(Data extract)
— BEGIN —
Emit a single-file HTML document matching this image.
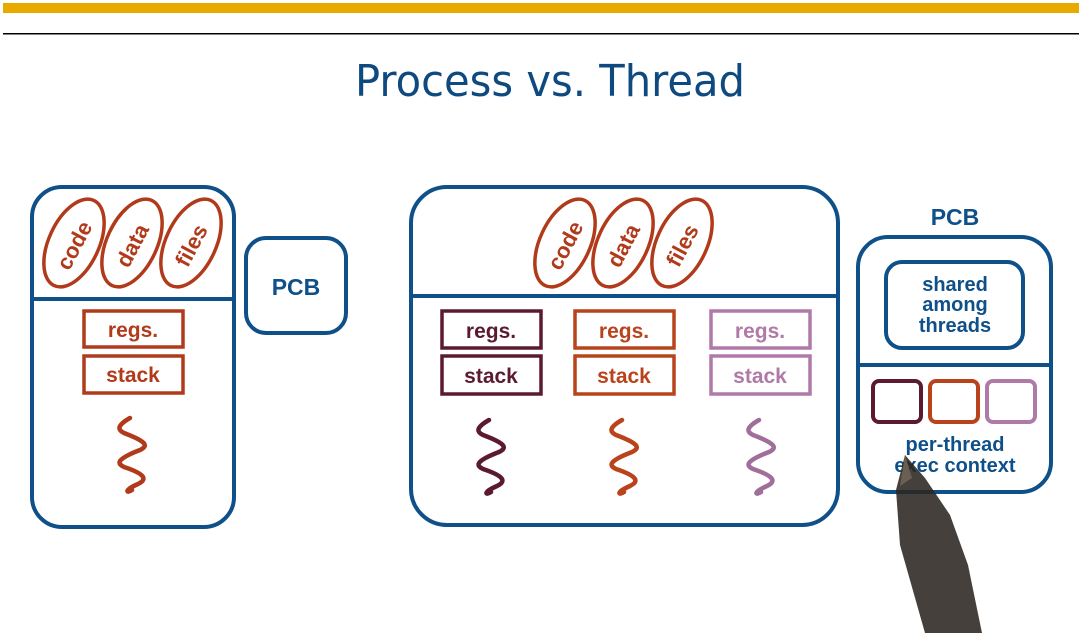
<!DOCTYPE html>
<html><head><meta charset="utf-8"><style>
html,body{margin:0;padding:0;background:#fff;width:1079px;height:633px;overflow:hidden}
svg text{font-family:"Liberation Sans",sans-serif;font-weight:bold}
</style></head><body>
<svg width="1079" height="633" viewBox="0 0 1079 633" xmlns="http://www.w3.org/2000/svg">
<defs>
<g id="sq"><path d="M0,0 C-14,8 -12,12 -6,15 C18,24 18,28 10,32 C-16,42 -12,46 -6,49 C18,57 16,62 8,66 C-6,72 -4,76 2,72" fill="none" stroke-width="4.5" stroke-linecap="round" stroke-linejoin="round"/></g>
</defs>
<rect x="3" y="3" width="1076" height="10" fill="#e9aa00"/>
<rect x="3" y="33" width="1076" height="1.5" fill="#000"/>
<text x="355" y="96" font-size="44" fill="#0e4a80" style="font-weight:normal;font-family:'DejaVu Sans',sans-serif" textLength="390" lengthAdjust="spacingAndGlyphs">Process vs. Thread</text>

<g fill="none" stroke="#0f5089" stroke-width="4">
<rect x="32" y="187" width="202" height="340" rx="30"/>
<line x1="32" y1="299" x2="234" y2="299"/>
<rect x="246" y="238" width="100" height="95" rx="20"/>
<rect x="411" y="187" width="427" height="338" rx="36"/>
<line x1="411" y1="296" x2="838" y2="296"/>
<rect x="858" y="237" width="193" height="255" rx="30"/>
<line x1="858" y1="365" x2="1051" y2="365"/>
<rect x="886" y="262" width="137" height="86" rx="16"/>
</g>
<text x="296" y="295" font-size="23" fill="#0f5089" text-anchor="middle">PCB</text>
<text x="955" y="225" font-size="23" fill="#0f5089" text-anchor="middle">PCB</text>
<g font-size="20" fill="#0f5089" text-anchor="middle">
<text x="955" y="291">shared</text><text x="955" y="311">among</text><text x="955" y="332">threads</text>
<text x="955" y="451">per-thread</text><text x="955" y="472">exec context</text>
</g>
<rect x="873" y="381" width="48" height="41" rx="6" fill="none" stroke="#5c1a30" stroke-width="4"/>
<rect x="930" y="381" width="48" height="41" rx="6" fill="none" stroke="#b9441b" stroke-width="4"/>
<rect x="987" y="381" width="48" height="41" rx="6" fill="none" stroke="#b07aa8" stroke-width="4"/>

<g fill="none" stroke="#b03a1a" stroke-width="3.5">
<ellipse cx="74" cy="243" rx="25" ry="47" transform="rotate(25 74 243)"/>
<ellipse cx="132" cy="243" rx="25" ry="47" transform="rotate(25 132 243)"/>
<ellipse cx="191" cy="243" rx="25" ry="47" transform="rotate(25 191 243)"/>
<ellipse cx="565" cy="243" rx="25" ry="47" transform="rotate(25 565 243)"/>
<ellipse cx="623" cy="243" rx="25" ry="47" transform="rotate(25 623 243)"/>
<ellipse cx="682" cy="243" rx="25" ry="47" transform="rotate(25 682 243)"/>
</g>
<g font-size="22" fill="#b03a1a" text-anchor="middle">
<text transform="translate(81,249) rotate(-62)">code</text>
<text transform="translate(139,249) rotate(-62)">data</text>
<text transform="translate(198,249) rotate(-62)">files</text>
<text transform="translate(572,249) rotate(-62)">code</text>
<text transform="translate(630,249) rotate(-62)">data</text>
<text transform="translate(689,249) rotate(-62)">files</text>
</g>

<g fill="none" stroke-width="3.5">
<rect x="84" y="311" width="99" height="36" stroke="#b03a1a"/>
<rect x="84" y="356" width="99" height="37" stroke="#b03a1a"/>
<rect x="442" y="311" width="99" height="37" stroke="#5c1a30"/>
<rect x="442" y="356" width="99" height="38" stroke="#5c1a30"/>
<rect x="575" y="311" width="99" height="37" stroke="#b9441b"/>
<rect x="575" y="356" width="99" height="38" stroke="#b9441b"/>
<rect x="711" y="311" width="99" height="37" stroke="#b07aa8"/>
<rect x="711" y="356" width="99" height="38" stroke="#b07aa8"/>
</g>
<g font-size="21" text-anchor="middle">
<text x="133" y="337" fill="#b03a1a">regs.</text><text x="133" y="382" fill="#b03a1a">stack</text>
<text x="491" y="338" fill="#5c1a30">regs.</text><text x="491" y="383" fill="#5c1a30">stack</text>
<text x="624" y="338" fill="#b9441b">regs.</text><text x="624" y="383" fill="#b9441b">stack</text>
<text x="760" y="338" fill="#b07aa8">regs.</text><text x="760" y="383" fill="#b07aa8">stack</text>
</g>
<use href="#sq" x="130" y="418" stroke="#b03a1a"/>
<use href="#sq" x="489" y="420" stroke="#5c1a30"/>
<use href="#sq" x="622" y="420" stroke="#b9441b"/>
<use href="#sq" x="759" y="420" stroke="#a06e98"/>

<polygon points="905,455 925,478 950,515 968,565 982,633 925,633 900,545 896,490" fill="#2b2520" opacity="0.88"/>
<polygon points="905,455 912,478 900,486" fill="#6b5e52"/>
</svg>
</body></html>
— END —
(Exercise directions)
Copy every line of the data word for word, omitting the images.

(Solved exercise)
Emit a single-file HTML document matching this image.
<!DOCTYPE html>
<html><head><meta charset="utf-8"><style>
html,body{margin:0;padding:0;background:#fff;width:1079px;height:633px;overflow:hidden}
svg text{font-family:"Liberation Sans",sans-serif;font-weight:bold}
</style></head><body>
<svg width="1079" height="633" viewBox="0 0 1079 633" xmlns="http://www.w3.org/2000/svg">
<defs>
<g id="sq"><path d="M0,0 C-14,8 -12,12 -6,15 C18,24 18,28 10,32 C-16,42 -12,46 -6,49 C18,57 16,62 8,66 C-6,72 -4,76 2,72" fill="none" stroke-width="4.5" stroke-linecap="round" stroke-linejoin="round"/></g>
</defs>
<rect x="3" y="3" width="1076" height="10" fill="#e9aa00"/>
<rect x="3" y="33" width="1076" height="1.5" fill="#000"/>
<text x="355" y="96" font-size="44" fill="#0e4a80" style="font-weight:normal;font-family:'DejaVu Sans',sans-serif" textLength="390" lengthAdjust="spacingAndGlyphs">Process vs. Thread</text>

<g fill="none" stroke="#0f5089" stroke-width="4">
<rect x="32" y="187" width="202" height="340" rx="30"/>
<line x1="32" y1="299" x2="234" y2="299"/>
<rect x="246" y="238" width="100" height="95" rx="20"/>
<rect x="411" y="187" width="427" height="338" rx="36"/>
<line x1="411" y1="296" x2="838" y2="296"/>
<rect x="858" y="237" width="193" height="255" rx="30"/>
<line x1="858" y1="365" x2="1051" y2="365"/>
<rect x="886" y="262" width="137" height="86" rx="16"/>
</g>
<text x="296" y="295" font-size="23" fill="#0f5089" text-anchor="middle">PCB</text>
<text x="955" y="225" font-size="23" fill="#0f5089" text-anchor="middle">PCB</text>
<g font-size="20" fill="#0f5089" text-anchor="middle">
<text x="955" y="291">shared</text><text x="955" y="311">among</text><text x="955" y="332">threads</text>
<text x="955" y="451">per-thread</text><text x="955" y="472">exec context</text>
</g>
<rect x="873" y="381" width="48" height="41" rx="6" fill="none" stroke="#5c1a30" stroke-width="4"/>
<rect x="930" y="381" width="48" height="41" rx="6" fill="none" stroke="#b9441b" stroke-width="4"/>
<rect x="987" y="381" width="48" height="41" rx="6" fill="none" stroke="#b07aa8" stroke-width="4"/>

<g fill="none" stroke="#b03a1a" stroke-width="3.5">
<ellipse cx="74" cy="243" rx="25" ry="47" transform="rotate(25 74 243)"/>
<ellipse cx="132" cy="243" rx="25" ry="47" transform="rotate(25 132 243)"/>
<ellipse cx="191" cy="243" rx="25" ry="47" transform="rotate(25 191 243)"/>
<ellipse cx="565" cy="243" rx="25" ry="47" transform="rotate(25 565 243)"/>
<ellipse cx="623" cy="243" rx="25" ry="47" transform="rotate(25 623 243)"/>
<ellipse cx="682" cy="243" rx="25" ry="47" transform="rotate(25 682 243)"/>
</g>
<g font-size="22" fill="#b03a1a" text-anchor="middle">
<text transform="translate(81,249) rotate(-62)">code</text>
<text transform="translate(139,249) rotate(-62)">data</text>
<text transform="translate(198,249) rotate(-62)">files</text>
<text transform="translate(572,249) rotate(-62)">code</text>
<text transform="translate(630,249) rotate(-62)">data</text>
<text transform="translate(689,249) rotate(-62)">files</text>
</g>

<g fill="none" stroke-width="3.5">
<rect x="84" y="311" width="99" height="36" stroke="#b03a1a"/>
<rect x="84" y="356" width="99" height="37" stroke="#b03a1a"/>
<rect x="442" y="311" width="99" height="37" stroke="#5c1a30"/>
<rect x="442" y="356" width="99" height="38" stroke="#5c1a30"/>
<rect x="575" y="311" width="99" height="37" stroke="#b9441b"/>
<rect x="575" y="356" width="99" height="38" stroke="#b9441b"/>
<rect x="711" y="311" width="99" height="37" stroke="#b07aa8"/>
<rect x="711" y="356" width="99" height="38" stroke="#b07aa8"/>
</g>
<g font-size="21" text-anchor="middle">
<text x="133" y="337" fill="#b03a1a">regs.</text><text x="133" y="382" fill="#b03a1a">stack</text>
<text x="491" y="338" fill="#5c1a30">regs.</text><text x="491" y="383" fill="#5c1a30">stack</text>
<text x="624" y="338" fill="#b9441b">regs.</text><text x="624" y="383" fill="#b9441b">stack</text>
<text x="760" y="338" fill="#b07aa8">regs.</text><text x="760" y="383" fill="#b07aa8">stack</text>
</g>
<use href="#sq" x="130" y="418" stroke="#b03a1a"/>
<use href="#sq" x="489" y="420" stroke="#5c1a30"/>
<use href="#sq" x="622" y="420" stroke="#b9441b"/>
<use href="#sq" x="759" y="420" stroke="#a06e98"/>

<polygon points="905,455 925,478 950,515 968,565 982,633 925,633 900,545 896,490" fill="#2b2520" opacity="0.88"/>
<polygon points="905,455 912,478 900,486" fill="#6b5e52"/>
</svg>
</body></html>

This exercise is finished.